Developing an Asia Plan for Your Future
By Amy Lyden
Last week, the group convened for a five-day retreat in Canberra. The topic was “Developing an Australian ‘Asia Plan’” and a big part of this plan is of course China. At the retreat, we had the opportunity to meet with various Asian Ambassadors, top government officials and current politicians to discuss Australia’s Asian Plan.
We Really Have Been “The Lucky Country”:
We are living in a time of uncertainty. However, Australia has escaped a true recession in the aftermath of the GFC. We are lucky. And we should be thanking China for this luck. Our trading with China was one of the key lifesavers for us. Other parts of the world haven’t been so lucky: the US’ unemployment rate is 9.1%, the EU is nearly at breaking point. Robert Zoellick, President of the World Bank recently warned “the world is in a danger zone”. Can Australia simply rest on its laurels (i.e., resources) and hope for the best? No, we need to be thinking ahead and being proactive.
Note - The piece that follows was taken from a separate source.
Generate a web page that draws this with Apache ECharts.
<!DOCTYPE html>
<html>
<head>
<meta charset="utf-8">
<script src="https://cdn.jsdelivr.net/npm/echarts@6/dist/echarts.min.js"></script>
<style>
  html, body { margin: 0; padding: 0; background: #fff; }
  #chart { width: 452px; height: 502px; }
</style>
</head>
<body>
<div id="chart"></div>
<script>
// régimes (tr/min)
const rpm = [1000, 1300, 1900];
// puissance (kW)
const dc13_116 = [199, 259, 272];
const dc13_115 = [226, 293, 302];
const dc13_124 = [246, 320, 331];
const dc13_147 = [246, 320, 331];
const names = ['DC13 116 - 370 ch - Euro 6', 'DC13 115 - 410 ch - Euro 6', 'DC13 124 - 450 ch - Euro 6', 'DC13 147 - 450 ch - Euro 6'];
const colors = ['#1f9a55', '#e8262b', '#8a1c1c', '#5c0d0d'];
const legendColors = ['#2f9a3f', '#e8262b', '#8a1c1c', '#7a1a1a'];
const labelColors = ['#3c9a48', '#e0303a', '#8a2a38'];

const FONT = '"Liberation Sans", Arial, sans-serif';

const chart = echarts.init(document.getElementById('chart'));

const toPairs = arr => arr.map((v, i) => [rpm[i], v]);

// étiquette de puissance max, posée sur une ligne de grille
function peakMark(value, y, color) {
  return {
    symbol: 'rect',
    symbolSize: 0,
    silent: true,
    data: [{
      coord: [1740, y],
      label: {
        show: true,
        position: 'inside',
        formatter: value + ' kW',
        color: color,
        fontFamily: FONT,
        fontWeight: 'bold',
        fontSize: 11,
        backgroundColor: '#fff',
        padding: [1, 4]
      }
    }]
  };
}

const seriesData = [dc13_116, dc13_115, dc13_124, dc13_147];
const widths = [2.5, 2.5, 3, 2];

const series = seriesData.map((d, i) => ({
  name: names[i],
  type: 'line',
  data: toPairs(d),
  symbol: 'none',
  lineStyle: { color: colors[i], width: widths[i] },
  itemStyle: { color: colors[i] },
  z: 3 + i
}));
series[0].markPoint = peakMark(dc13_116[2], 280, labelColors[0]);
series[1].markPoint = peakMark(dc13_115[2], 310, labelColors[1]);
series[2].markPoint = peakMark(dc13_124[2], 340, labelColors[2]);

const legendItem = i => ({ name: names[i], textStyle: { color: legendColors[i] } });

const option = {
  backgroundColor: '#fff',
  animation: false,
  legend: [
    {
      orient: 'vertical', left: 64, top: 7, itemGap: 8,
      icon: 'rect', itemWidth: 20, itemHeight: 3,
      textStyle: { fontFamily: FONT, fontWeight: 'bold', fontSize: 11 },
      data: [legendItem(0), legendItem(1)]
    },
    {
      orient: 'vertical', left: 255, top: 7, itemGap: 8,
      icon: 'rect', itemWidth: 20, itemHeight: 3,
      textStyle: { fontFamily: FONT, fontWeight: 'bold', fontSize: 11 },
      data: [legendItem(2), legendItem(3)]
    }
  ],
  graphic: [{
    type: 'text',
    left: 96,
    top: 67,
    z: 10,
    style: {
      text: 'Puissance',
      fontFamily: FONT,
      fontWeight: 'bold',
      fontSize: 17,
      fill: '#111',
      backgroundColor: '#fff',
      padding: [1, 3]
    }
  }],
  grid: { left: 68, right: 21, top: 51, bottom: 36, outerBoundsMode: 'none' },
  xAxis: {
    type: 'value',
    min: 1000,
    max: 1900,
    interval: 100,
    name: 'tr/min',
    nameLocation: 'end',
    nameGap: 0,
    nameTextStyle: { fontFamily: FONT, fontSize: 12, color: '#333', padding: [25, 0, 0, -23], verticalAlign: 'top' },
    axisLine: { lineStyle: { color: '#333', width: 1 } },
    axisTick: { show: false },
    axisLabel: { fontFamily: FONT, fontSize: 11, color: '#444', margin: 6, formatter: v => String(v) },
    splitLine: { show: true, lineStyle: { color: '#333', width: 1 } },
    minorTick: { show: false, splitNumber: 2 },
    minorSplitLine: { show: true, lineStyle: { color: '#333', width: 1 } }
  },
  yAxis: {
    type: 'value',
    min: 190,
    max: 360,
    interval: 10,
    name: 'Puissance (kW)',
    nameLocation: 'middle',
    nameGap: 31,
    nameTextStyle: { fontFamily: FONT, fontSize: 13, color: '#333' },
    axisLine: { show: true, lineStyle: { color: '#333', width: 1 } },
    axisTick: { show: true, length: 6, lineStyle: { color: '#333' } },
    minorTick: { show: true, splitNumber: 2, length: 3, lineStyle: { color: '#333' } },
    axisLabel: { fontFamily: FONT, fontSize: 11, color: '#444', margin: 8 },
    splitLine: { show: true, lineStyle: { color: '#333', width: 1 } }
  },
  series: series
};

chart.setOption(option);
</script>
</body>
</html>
We need to get outside of our comfort zone to secure our future. The 21st Century will be the Asian Century – if we want to grow with Asia, we need to do some work.
I believe Australia can uniquely position itself as an innovative country that provides knowhow to the Asian region. We are in a perfect position – we know and understand US/European culture and have strong alliances here. We are part of Asia geographically and increasingly more so culturally, with over 600,000 people here of Asian descent and growing. We have the opportunity to provide unique services to the region. Let’s look at China as an example.
China – the Threat and the Opportunity:
It is the first time in history that Australia’s major trading partner (China) is NOT our strategic partner (USA). We like the economic benefit of having China as our major trading partner, yet feel threatened by them as outlined in the Department of Defence’s white paper, “Defending Australia in the Asia Pacific Century: Force 2030” (2009).
China is very sensitive to this perception of it being a threat. The Chinese Ambassador to Australia, H.E. Mr. Chen Yuming spoke to our group about the problems associated with its tremendous growth over the last few years. There are still 180 million people living below the poverty line. They are trying to shift from being a manufacturing nation to a consumption nation. To put it in perspective, if we compare world ranking GDP per capita – Australia is 7th, US is 10th and China is 91st (Source: International Monetary Fund 2010). They still have a long way to go to create better lives for their people. This is China's challenge.
China is keen for peaceful development. Quite frankly, they have enough on their plate trying to deal with domestic issues. But it is a challenge for Australia. China’s closed political process, South China Sea territorial claims and its opaque legal system absolutely present challenges for us as Australians. But perhaps we can try to find some common ground.
Australian Business in China:
There is a HUGE opportunity for Australian businesses in China. I’m not simply talking about the obvious mining and energy. Food security is a major issue for the future; Australia is in a position to assist with this. There are abundant opportunities for service businesses in China, services that will help them with their exponential growth of urban cities – design services, architecture and education to name a few.
For example, Chengdu is a city in Southwest China where over 10 million people reside. It is one of the fastest growing “2nd Tier” cities in China. There are many opportunities here and other 2nd and 3rd tier cities. It comes down to creating customers by helping them solve a problem.
In my own business, I looked to China to outsource my manufacturing. This move, whilst scary for me at the time (late 1990s) allowed my business to be more competitive and sustainable. If you have a business, I encourage you to consider the opportunities in China (and Asia generally for that matter). There are more than the obvious manufacturing opportunities. Perhaps a good starting point is to go along to an Australia China Business Council event or talk to AusTrade about your plans. Perhaps invite a new Director on your board who has some experience working in China or Asia.
We are entering a new era – unfamiliar territory. I believe we must embrace the change and jump into the deep end. Julie Bishop, Deputy Opposition Leader, told our group that the Coalition would support compulsory second language in our schools, more student exchange programs (not just Asian students coming to Australia, but also more Aussie students spending time in Asia). This is a good start.
We need to be ready for this brave new world that is a result of globalisation and the huge shift of power to the East. And the better equipped we are, the more secure our businesses and the future as a nation will be.